Print, word for word, the opening line of the data below and every line after it through the line that contains "minimum width=683pt, minimum", but not the pictures.

### DATA BLOCK
------------------------------------------------------------------------

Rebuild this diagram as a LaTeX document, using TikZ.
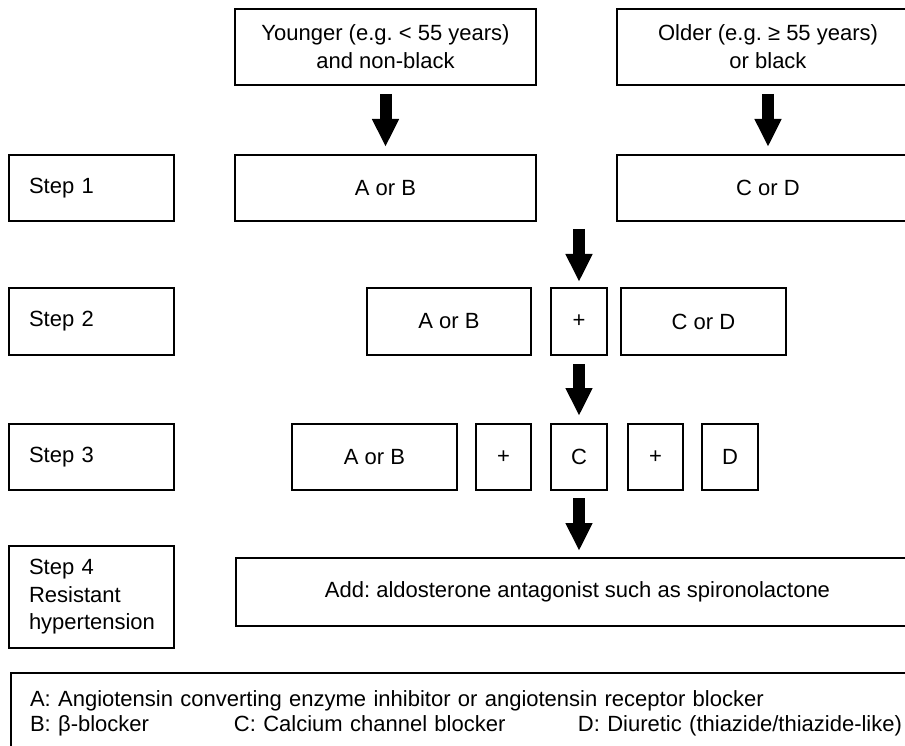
\documentclass[tikz,border=0pt]{standalone}
\usepackage{fontspec}
\setmainfont{Liberation Sans}
\usetikzlibrary{arrows.meta}
\frenchspacing

\begin{document}
\begin{tikzpicture}[x=1pt, y=-1pt, font=\fontsize{22}{28}\selectfont,
  box/.style={draw, line width=2pt, minimum height=66pt, inner sep=0pt, align=center},
  stepbox/.style={box, minimum width=0pt, text width=125pt, inner xsep=20pt, align=left},
  bigarrow/.style={line width=12pt, -{Triangle[width=25pt, length=28pt]}}]
\useasboundingbox (0,0) rectangle (905,746);
\node[box, minimum width=301pt, minimum height=76pt] (young) at (385.5,47) {Younger (e.g. < 55 years)\\and non-black};
\node[box, minimum width=302pt, minimum height=76pt] (old) at (768,47) {Older (e.g. ≥ 55 years)\\or black};

\node[stepbox] (step1) at (91.5,188) {Step 1};
\node[box, minimum width=301pt] (ab1) at (385.5,188) {A or B};
\node[box, minimum width=302pt] (cd1) at (768,188) {C or D};

\node[stepbox, minimum height=67pt] (step2) at (91.5,321.5) {Step 2};
\node[box, minimum width=164pt, minimum height=67pt] (ab2) at (449,321.5) {A or B};
\node[box, minimum width=56pt, minimum height=67pt] (plus2) at (579,321.5) {+};
\node[box, minimum width=165pt, minimum height=67pt] (cd2) at (703.5,321.5) {C or D};

\node[stepbox] (step3) at (91.5,457) {Step 3};
\node[box, minimum width=165pt] (ab3) at (374.5,457) {A or B};
\node[box, minimum width=55pt] (plusa3) at (503.5,457) {+};
\node[box, minimum width=56pt] (c3) at (579,457) {C};
\node[box, minimum width=55pt] (plusb3) at (655.5,457) {+};
\node[box, minimum width=56pt] (d3) at (730,457) {D};

\node[stepbox, minimum height=102pt, font=\fontsize{22}{27.5}\selectfont] (step4) at (91.5,597) {Step 4\\Resistant\\hypertension};
\node[box, minimum width=683pt, minimum height=68pt] (add) at (577.5,592) {Add: aldosterone antagonist such as spironolactone};

\node[box, anchor=north west, minimum height=81pt, text width=912pt, inner xsep=19pt, align=left, font=\fontsize{22}{25}\selectfont] (legend) at (10,672)
  {A: Angiotensin converting enzyme inhibitor or angiotensin receptor blocker\\
   \makebox[204pt][l]{B: β-blocker}\makebox[344pt][l]{C: Calcium channel blocker}D: Diuretic (thiazide/thiazide-like)};

\draw[bigarrow, shorten <=8pt, shorten >=7pt] (young.south) -- (ab1.north);
\draw[bigarrow, shorten <=8pt, shorten >=7pt] (old.south) -- (cd1.north);
\draw[bigarrow, shorten <=7pt, shorten >=5pt] (plus2.north |- ab1.south) -- (plus2.north);
\draw[bigarrow, shorten <=8pt, shorten >=7pt] (plus2.south) -- (c3.north);
\draw[bigarrow, shorten <=7pt, shorten >=6pt] (c3.south) -- (c3.south |- add.north);
\end{tikzpicture}
\end{document}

------------------------------------------------------------------------

### COMPLETE RESPONSE
Rebuild this diagram as a LaTeX document, using TikZ.
\documentclass[tikz,border=0pt]{standalone}
\usepackage{fontspec}
\setmainfont{Liberation Sans}
\usetikzlibrary{arrows.meta}
\frenchspacing

\begin{document}
\begin{tikzpicture}[x=1pt, y=-1pt, font=\fontsize{22}{28}\selectfont,
  box/.style={draw, line width=2pt, minimum height=66pt, inner sep=0pt, align=center},
  stepbox/.style={box, minimum width=0pt, text width=125pt, inner xsep=20pt, align=left},
  bigarrow/.style={line width=12pt, -{Triangle[width=25pt, length=28pt]}}]
\useasboundingbox (0,0) rectangle (905,746);
\node[box, minimum width=301pt, minimum height=76pt] (young) at (385.5,47) {Younger (e.g. < 55 years)\\and non-black};
\node[box, minimum width=302pt, minimum height=76pt] (old) at (768,47) {Older (e.g. ≥ 55 years)\\or black};

\node[stepbox] (step1) at (91.5,188) {Step 1};
\node[box, minimum width=301pt] (ab1) at (385.5,188) {A or B};
\node[box, minimum width=302pt] (cd1) at (768,188) {C or D};

\node[stepbox, minimum height=67pt] (step2) at (91.5,321.5) {Step 2};
\node[box, minimum width=164pt, minimum height=67pt] (ab2) at (449,321.5) {A or B};
\node[box, minimum width=56pt, minimum height=67pt] (plus2) at (579,321.5) {+};
\node[box, minimum width=165pt, minimum height=67pt] (cd2) at (703.5,321.5) {C or D};

\node[stepbox] (step3) at (91.5,457) {Step 3};
\node[box, minimum width=165pt] (ab3) at (374.5,457) {A or B};
\node[box, minimum width=55pt] (plusa3) at (503.5,457) {+};
\node[box, minimum width=56pt] (c3) at (579,457) {C};
\node[box, minimum width=55pt] (plusb3) at (655.5,457) {+};
\node[box, minimum width=56pt] (d3) at (730,457) {D};

\node[stepbox, minimum height=102pt, font=\fontsize{22}{27.5}\selectfont] (step4) at (91.5,597) {Step 4\\Resistant\\hypertension};
\node[box, minimum width=683pt, minimum height=68pt] (add) at (577.5,592) {Add: aldosterone antagonist such as spironolactone};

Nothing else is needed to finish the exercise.